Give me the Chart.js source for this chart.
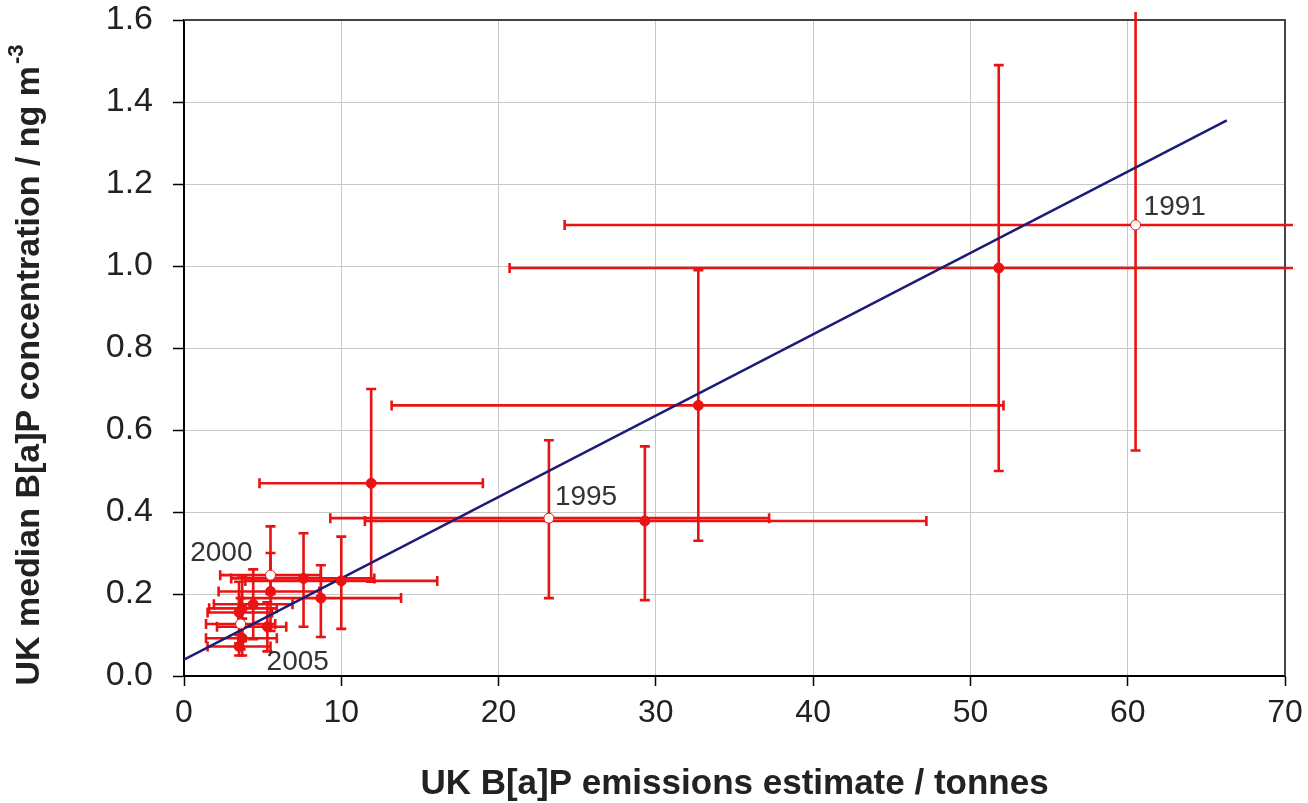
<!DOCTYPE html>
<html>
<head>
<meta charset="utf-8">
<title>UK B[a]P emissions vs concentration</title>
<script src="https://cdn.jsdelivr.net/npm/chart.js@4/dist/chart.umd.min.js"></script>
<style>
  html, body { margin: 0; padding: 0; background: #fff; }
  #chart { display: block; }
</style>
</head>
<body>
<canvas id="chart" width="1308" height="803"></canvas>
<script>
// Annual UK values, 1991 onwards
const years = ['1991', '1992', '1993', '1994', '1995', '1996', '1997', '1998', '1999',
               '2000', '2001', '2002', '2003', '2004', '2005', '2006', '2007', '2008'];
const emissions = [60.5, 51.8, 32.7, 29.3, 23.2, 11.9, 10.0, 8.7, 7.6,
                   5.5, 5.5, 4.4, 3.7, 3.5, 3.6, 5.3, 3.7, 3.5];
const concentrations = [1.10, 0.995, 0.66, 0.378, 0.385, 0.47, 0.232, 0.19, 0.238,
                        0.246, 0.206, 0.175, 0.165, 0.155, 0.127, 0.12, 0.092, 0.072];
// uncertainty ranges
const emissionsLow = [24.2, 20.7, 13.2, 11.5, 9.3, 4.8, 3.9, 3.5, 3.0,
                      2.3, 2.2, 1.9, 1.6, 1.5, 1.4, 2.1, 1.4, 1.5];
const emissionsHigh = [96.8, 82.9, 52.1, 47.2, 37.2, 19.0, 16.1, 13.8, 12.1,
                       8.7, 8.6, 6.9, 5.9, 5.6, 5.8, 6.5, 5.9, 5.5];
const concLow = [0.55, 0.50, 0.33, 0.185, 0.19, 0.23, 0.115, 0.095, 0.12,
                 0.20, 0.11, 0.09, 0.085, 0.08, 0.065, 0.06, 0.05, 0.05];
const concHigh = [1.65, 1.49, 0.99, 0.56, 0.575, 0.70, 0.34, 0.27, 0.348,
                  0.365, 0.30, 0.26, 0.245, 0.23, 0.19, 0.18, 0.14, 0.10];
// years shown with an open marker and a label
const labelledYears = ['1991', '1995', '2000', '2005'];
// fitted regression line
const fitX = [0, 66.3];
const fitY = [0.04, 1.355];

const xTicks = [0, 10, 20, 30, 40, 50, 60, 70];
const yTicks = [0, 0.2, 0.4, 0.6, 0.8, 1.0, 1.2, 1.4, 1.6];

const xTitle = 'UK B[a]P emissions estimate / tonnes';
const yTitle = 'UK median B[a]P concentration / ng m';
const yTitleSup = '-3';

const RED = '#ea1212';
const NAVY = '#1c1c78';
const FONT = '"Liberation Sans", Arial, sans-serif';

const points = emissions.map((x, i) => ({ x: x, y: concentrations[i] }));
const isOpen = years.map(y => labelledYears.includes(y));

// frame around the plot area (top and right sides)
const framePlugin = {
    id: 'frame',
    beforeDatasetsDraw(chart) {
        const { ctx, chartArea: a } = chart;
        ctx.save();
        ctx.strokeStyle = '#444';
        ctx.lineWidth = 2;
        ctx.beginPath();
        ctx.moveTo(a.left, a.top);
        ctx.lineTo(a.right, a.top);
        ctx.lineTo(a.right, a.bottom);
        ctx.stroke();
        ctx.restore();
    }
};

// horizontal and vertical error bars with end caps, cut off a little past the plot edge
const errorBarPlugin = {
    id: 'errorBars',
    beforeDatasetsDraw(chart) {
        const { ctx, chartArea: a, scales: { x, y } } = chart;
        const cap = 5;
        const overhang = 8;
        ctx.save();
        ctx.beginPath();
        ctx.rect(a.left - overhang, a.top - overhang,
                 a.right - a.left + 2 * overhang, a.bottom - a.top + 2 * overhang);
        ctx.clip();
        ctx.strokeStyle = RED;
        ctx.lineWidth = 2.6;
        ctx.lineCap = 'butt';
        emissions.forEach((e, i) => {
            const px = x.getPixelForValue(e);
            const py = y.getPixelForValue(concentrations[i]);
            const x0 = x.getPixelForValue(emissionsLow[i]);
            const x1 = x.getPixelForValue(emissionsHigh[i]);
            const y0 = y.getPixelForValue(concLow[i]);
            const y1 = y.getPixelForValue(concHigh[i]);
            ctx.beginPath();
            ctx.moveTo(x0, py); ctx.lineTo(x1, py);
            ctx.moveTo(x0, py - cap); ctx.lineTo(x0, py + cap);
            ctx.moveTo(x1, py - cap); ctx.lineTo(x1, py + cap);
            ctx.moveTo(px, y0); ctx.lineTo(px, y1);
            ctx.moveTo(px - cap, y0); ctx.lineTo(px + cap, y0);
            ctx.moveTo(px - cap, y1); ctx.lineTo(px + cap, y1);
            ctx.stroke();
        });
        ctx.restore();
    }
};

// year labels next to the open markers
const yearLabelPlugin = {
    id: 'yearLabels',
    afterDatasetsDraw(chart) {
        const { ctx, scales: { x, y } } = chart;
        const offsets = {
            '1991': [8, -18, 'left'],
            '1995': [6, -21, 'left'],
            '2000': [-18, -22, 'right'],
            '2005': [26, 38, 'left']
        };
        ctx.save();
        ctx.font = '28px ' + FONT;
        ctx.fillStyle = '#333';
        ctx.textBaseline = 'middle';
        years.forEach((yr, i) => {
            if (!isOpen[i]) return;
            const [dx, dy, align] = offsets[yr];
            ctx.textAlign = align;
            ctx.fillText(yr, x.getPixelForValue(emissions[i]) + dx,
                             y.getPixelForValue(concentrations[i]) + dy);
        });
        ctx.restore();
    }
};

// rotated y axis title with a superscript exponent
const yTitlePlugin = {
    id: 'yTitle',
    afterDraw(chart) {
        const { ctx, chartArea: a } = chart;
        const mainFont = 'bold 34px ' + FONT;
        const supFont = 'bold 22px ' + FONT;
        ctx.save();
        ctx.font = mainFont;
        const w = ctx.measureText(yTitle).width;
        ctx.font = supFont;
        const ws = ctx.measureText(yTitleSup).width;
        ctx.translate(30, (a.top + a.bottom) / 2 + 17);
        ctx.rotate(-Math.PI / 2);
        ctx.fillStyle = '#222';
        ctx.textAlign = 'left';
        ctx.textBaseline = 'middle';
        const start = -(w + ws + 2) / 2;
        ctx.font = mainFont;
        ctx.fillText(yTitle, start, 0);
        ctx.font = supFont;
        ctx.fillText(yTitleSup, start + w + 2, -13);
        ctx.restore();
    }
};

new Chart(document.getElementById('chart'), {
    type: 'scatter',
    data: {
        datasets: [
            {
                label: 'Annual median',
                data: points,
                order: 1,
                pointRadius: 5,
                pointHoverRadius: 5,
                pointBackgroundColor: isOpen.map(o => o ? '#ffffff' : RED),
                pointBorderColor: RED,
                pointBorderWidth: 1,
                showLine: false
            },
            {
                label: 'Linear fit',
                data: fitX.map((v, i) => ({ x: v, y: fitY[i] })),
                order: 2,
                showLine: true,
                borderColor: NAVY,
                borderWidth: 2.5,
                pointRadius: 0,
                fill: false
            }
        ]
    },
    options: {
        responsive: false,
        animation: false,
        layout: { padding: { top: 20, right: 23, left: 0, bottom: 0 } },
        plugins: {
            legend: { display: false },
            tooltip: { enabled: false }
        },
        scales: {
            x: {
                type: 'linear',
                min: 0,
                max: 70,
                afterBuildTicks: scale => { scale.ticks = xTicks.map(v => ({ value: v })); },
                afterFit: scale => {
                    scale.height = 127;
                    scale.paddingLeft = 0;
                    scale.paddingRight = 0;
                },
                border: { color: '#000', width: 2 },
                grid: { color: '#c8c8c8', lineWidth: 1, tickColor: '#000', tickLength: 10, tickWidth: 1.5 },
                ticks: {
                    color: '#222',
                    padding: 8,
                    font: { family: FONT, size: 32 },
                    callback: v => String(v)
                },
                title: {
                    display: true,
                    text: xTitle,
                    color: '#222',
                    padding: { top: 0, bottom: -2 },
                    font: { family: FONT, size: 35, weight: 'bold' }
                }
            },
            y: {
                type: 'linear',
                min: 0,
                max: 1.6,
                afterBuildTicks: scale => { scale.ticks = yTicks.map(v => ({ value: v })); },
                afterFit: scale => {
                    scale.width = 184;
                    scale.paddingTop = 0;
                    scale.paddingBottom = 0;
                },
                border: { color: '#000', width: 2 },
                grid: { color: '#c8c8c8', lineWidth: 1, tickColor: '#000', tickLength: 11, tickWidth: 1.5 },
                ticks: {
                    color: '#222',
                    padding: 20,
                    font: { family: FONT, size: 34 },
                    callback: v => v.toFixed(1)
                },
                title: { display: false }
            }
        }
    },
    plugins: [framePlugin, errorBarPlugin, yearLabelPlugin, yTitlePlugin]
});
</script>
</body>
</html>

======

Every line from the top of the material above through the line with "const fitY = [0.04, 1.355];" should be duplicated exactly, please; leave out the pictures.

Give me the Chart.js source for this chart.
<!DOCTYPE html>
<html>
<head>
<meta charset="utf-8">
<title>UK B[a]P emissions vs concentration</title>
<script src="https://cdn.jsdelivr.net/npm/chart.js@4/dist/chart.umd.min.js"></script>
<style>
  html, body { margin: 0; padding: 0; background: #fff; }
  #chart { display: block; }
</style>
</head>
<body>
<canvas id="chart" width="1308" height="803"></canvas>
<script>
// Annual UK values, 1991 onwards
const years = ['1991', '1992', '1993', '1994', '1995', '1996', '1997', '1998', '1999',
               '2000', '2001', '2002', '2003', '2004', '2005', '2006', '2007', '2008'];
const emissions = [60.5, 51.8, 32.7, 29.3, 23.2, 11.9, 10.0, 8.7, 7.6,
                   5.5, 5.5, 4.4, 3.7, 3.5, 3.6, 5.3, 3.7, 3.5];
const concentrations = [1.10, 0.995, 0.66, 0.378, 0.385, 0.47, 0.232, 0.19, 0.238,
                        0.246, 0.206, 0.175, 0.165, 0.155, 0.127, 0.12, 0.092, 0.072];
// uncertainty ranges
const emissionsLow = [24.2, 20.7, 13.2, 11.5, 9.3, 4.8, 3.9, 3.5, 3.0,
                      2.3, 2.2, 1.9, 1.6, 1.5, 1.4, 2.1, 1.4, 1.5];
const emissionsHigh = [96.8, 82.9, 52.1, 47.2, 37.2, 19.0, 16.1, 13.8, 12.1,
                       8.7, 8.6, 6.9, 5.9, 5.6, 5.8, 6.5, 5.9, 5.5];
const concLow = [0.55, 0.50, 0.33, 0.185, 0.19, 0.23, 0.115, 0.095, 0.12,
                 0.20, 0.11, 0.09, 0.085, 0.08, 0.065, 0.06, 0.05, 0.05];
const concHigh = [1.65, 1.49, 0.99, 0.56, 0.575, 0.70, 0.34, 0.27, 0.348,
                  0.365, 0.30, 0.26, 0.245, 0.23, 0.19, 0.18, 0.14, 0.10];
// years shown with an open marker and a label
const labelledYears = ['1991', '1995', '2000', '2005'];
// fitted regression line
const fitX = [0, 66.3];
const fitY = [0.04, 1.355];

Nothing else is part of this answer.